Sardar Jainuddin (Bengali: সরদার জৈনুদ্দিন; 1 March 1918 – 22 November 1986) was a Bangladeshi novelist. He was awarded the Bangla Academy Literary Award in 1967. In 1994, he was posthumously honoured with the Ekushey Padak.

==Early life==
Sardar Jayenuddin was born in 1918 in the village of Kamarhat, part of the Najirganj Union in Sujanagar Upazila, which is located in the Pabna District of what is now Bangladesh. He was born into the esteemed 'Sardar family' in a region that was under the British Empire's colonial administration as part of the Bengal Presidency during the year of his birth.
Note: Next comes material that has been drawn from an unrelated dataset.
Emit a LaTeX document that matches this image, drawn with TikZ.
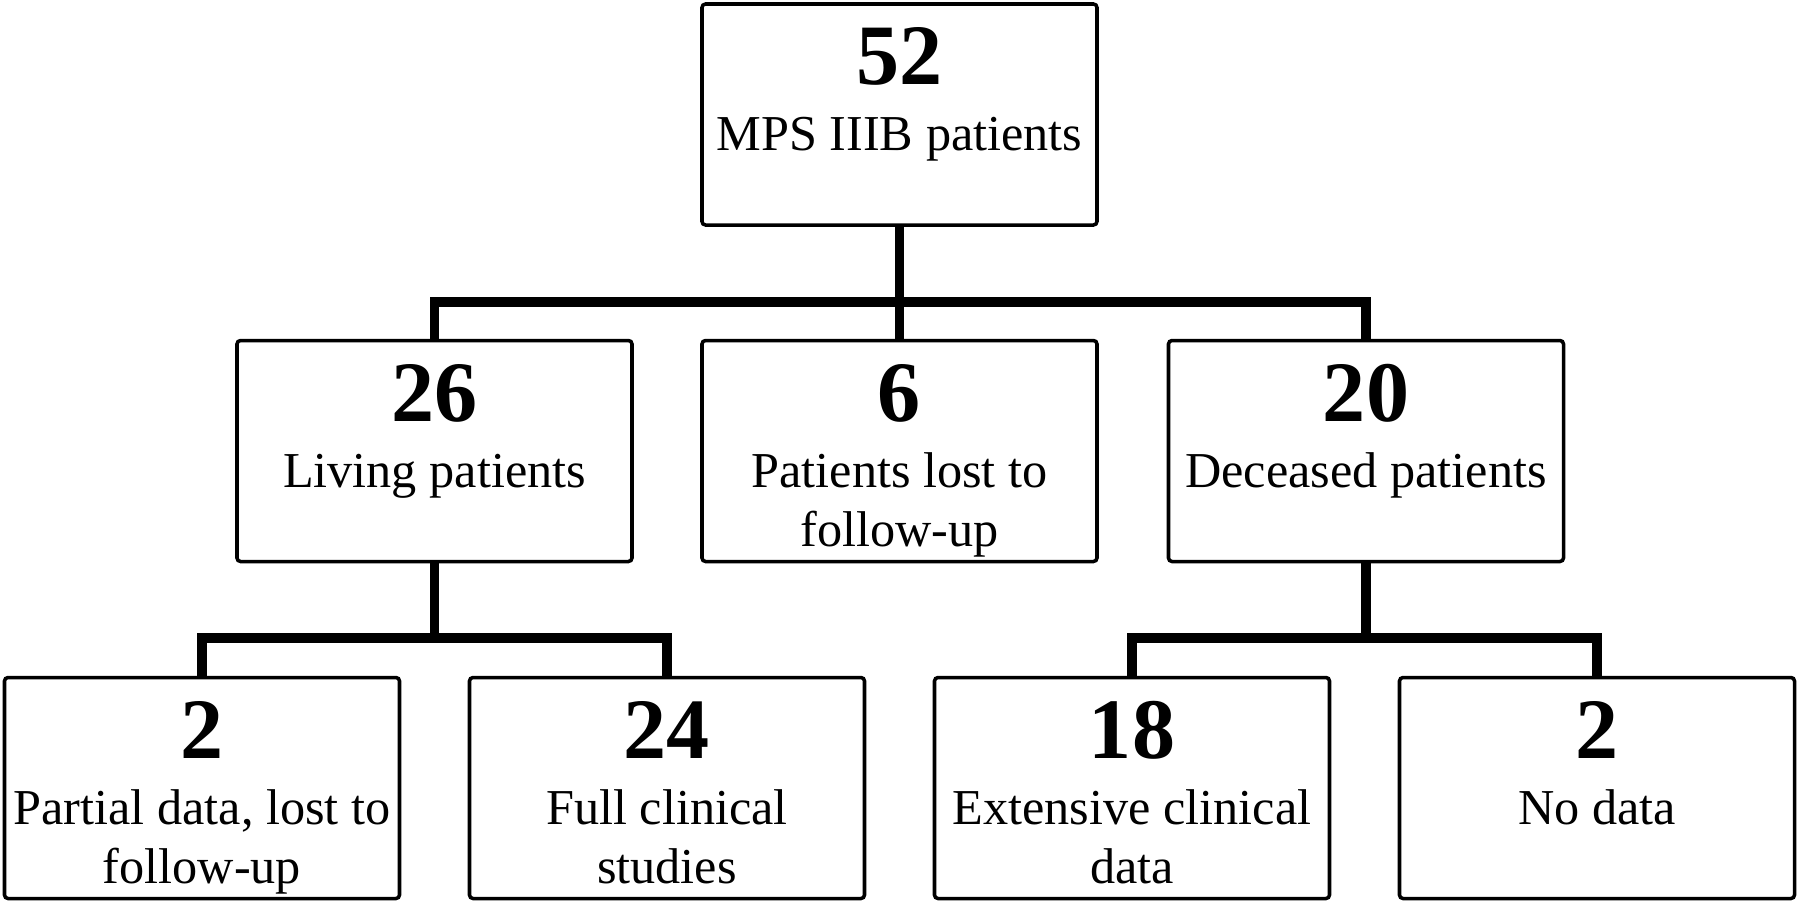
\documentclass[tikz,border=0pt]{standalone}
\usepackage{fontspec}
\setmainfont{Liberation Serif}

\newcommand{\numfont}{\fontsize{24.5pt}{29pt}\selectfont\bfseries}
\newcommand{\labfont}{\fontsize{14.3pt}{16.8pt}\selectfont}
\newcommand{\boxtext}[2]{\parbox[c][2.2cm][t]{3.9cm}{\centering\rule{0pt}{0.80cm}{\numfont #1}\par\vspace{0.07cm}{\labfont #2\par}}}

\tikzset{
    countbox/.style={draw, line width=1pt, rounded corners=1pt, inner sep=0pt,
        minimum width=3.95cm, minimum height=2.21cm},
    link/.style={line width=2.6pt, line join=miter},
}

\begin{document}
\begin{tikzpicture}
    \def \rowa{7.875}
    \def \rowb{4.51}
    \def \rowc{1.14}

    \useasboundingbox (0,0) rectangle (18,9.02);

    \node[countbox] (all) at (8.995,\rowa) {\boxtext{52}{MPS IIIB patients}};

    \node[countbox] (living)   at (4.345,\rowb) {\boxtext{26}{Living patients}};
    \node[countbox] (lost)     at (8.995,\rowb) {\boxtext{6}{Patients lost to\\follow-up}};
    \node[countbox] (deceased) at (13.66,\rowb) {\boxtext{20}{Deceased patients}};

    \node[countbox] (partial)   at (2.02,\rowc)  {\boxtext{2}{Partial data, lost to\\follow-up}};
    \node[countbox] (full)      at (6.67,\rowc)  {\boxtext{24}{Full clinical\\studies}};
    \node[countbox] (extensive) at (11.32,\rowc) {\boxtext{18}{Extensive clinical\\data}};
    \node[countbox] (nodata)    at (15.97,\rowc) {\boxtext{2}{No data}};

    \coordinate (busa) at (0,6.00);
    \coordinate (busl) at (0,2.64);
    \coordinate (busd) at (0,2.64);

    % first split
    \draw[link] (all.south) -- (lost.north);
    \draw[link] (living.north) -- (living.north |- busa) -- (deceased.north |- busa) -- (deceased.north);

    % second split
    \draw[link] (living.south) -- (living.south |- busl);
    \draw[link] (partial.north) -- (partial.north |- busl) -- (full.north |- busl) -- (full.north);
    \draw[link] (deceased.south) -- (deceased.south |- busd);
    \draw[link] (extensive.north) -- (extensive.north |- busd) -- (nodata.north |- busd) -- (nodata.north);
\end{tikzpicture}
\end{document}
In 1939, Sardar Jayenuddin completed his Matriculation examination at Kholilpur High School. Subsequently, he pursued further studies and achieved an equivalent of a higher secondary education at Govt. Edward College, Pabna.

==Career==
- 1941-47: British Indian Army, during Second World War, as an active military person. He left the job on 31-10-47 (released) and came to his own country East Pakistan. He tried to do some business with the money he got from the service, but it did not work.
- 1948: Manager Mukul, a journal for the youth (Kishore Potrika)
- 1948-51: As assistant in the advertisement section of the Daily Pakistan Observer
- 1949: Publisher and Manager Chandrabindu a fortnightly published paper
- 1950: Publisher and Manager of a monthly paper Mukti
- 1951-55: Manager, advertisement section, Daily Sangbad
- 1955-56: Editor "Shaheen" and "Sitara" two fortnightly published paper for children and youth
- 1956-57: Director, printer and publisher of an English literature paper "The Republic", published quarterly (every three months)
- 1958: Manager, advertisement section, The Daily Ittafaq
- 1959: Deputy general manager, The Daily Ittehad
- 1959: General secretary of Titas Publication Society (Titas Prokashony Sangstha)
- 1960: Inspector, Eastern Federal Insurance Company.
- 1961-64: Assistant publication officer, Bangla Academy
- 1964: Research officer, National Book Centre of Pakistan
- 1966: Assistant director, National Book Centre of Pakistan
- 1972-78: Director, Jatiyo Grantho Kendro (former National Book Center of Pakistan was converted to Jatio Grantho Kendro after Independence of Bangladesh)
- 1978-80: Senior specialist Textbook Board (till retirement)

==Works==
===Novels===
- Adiganta (1958)
- Pannamoti (1965)
- Neel Rong Rokto (1965)
- Onek Surger Asha (1967)
- Begum Shefali Mirza (1968)
- Shrimoti Ka o Kha Ebong Shriman Taleb Ali (1973)
- Bidhosto Roder Dheu (1975)
- Kodom Alider Bari (1989)

===Short story collections===
- Nayan Dhuli – 7 stories (1952)
- Birkonthir Biye – 12 stories (1955)
- Khorossrot – 11 stories (1956)
- Oshtoprohor – 14 stories (1971)
- Bela Banarjeer Prem – 10 stories (1973)
- Matir Kachakachi – 10 stories (2010)
- Children-Youth Literature
- Obak Obhijan (1964)
- Ulta Rajar Deshe (1970)
- Tukur Bhugal Path (1979)
- Amra Tomader Bhulbo Na (1981)

===Poetry===
- Sadar Jainuddin er Chara – 56 poems (1990)

===Translation===
- Folk Tales of Asia – Part IV (Asiar Lok Kahini, Choturtha Vag), Translated in Bengali from English version, (1990)

===Samagra===
- Golpo Samagra (2006)
- Kishore Samagra (2010)

==Awards==
- Adamjee Literature Award (Adamjee Sahitya Puroskar), 1968
- Bangla Academy Award, 1968
- Silver Medal, Frankfurt International Book Fair, 1974–75
- Bank Award – Children Literature (Bank Puroskar Shishu Sahitya), 1981
- Agrani Bank Award – Children Literature (Agrani Bank Puroskar- Shishu Shahitya) – 1982
- Ekushey Padak (Posthumous), 1994.
- He was also awarded "Tamghaye Imtiaz" award in early 1971 by the then Pakistan Government. But he refused the award in support of the non-cooperation movement called by Bangabandhu Sheikh Mujibur Rahman in March 1971.

== Personal life ==
Jayenuddin's son, Zia Ahmed, was a major general in Bangladesh Army and former chairman of Bangladesh Telecommunication Regulatory Commission.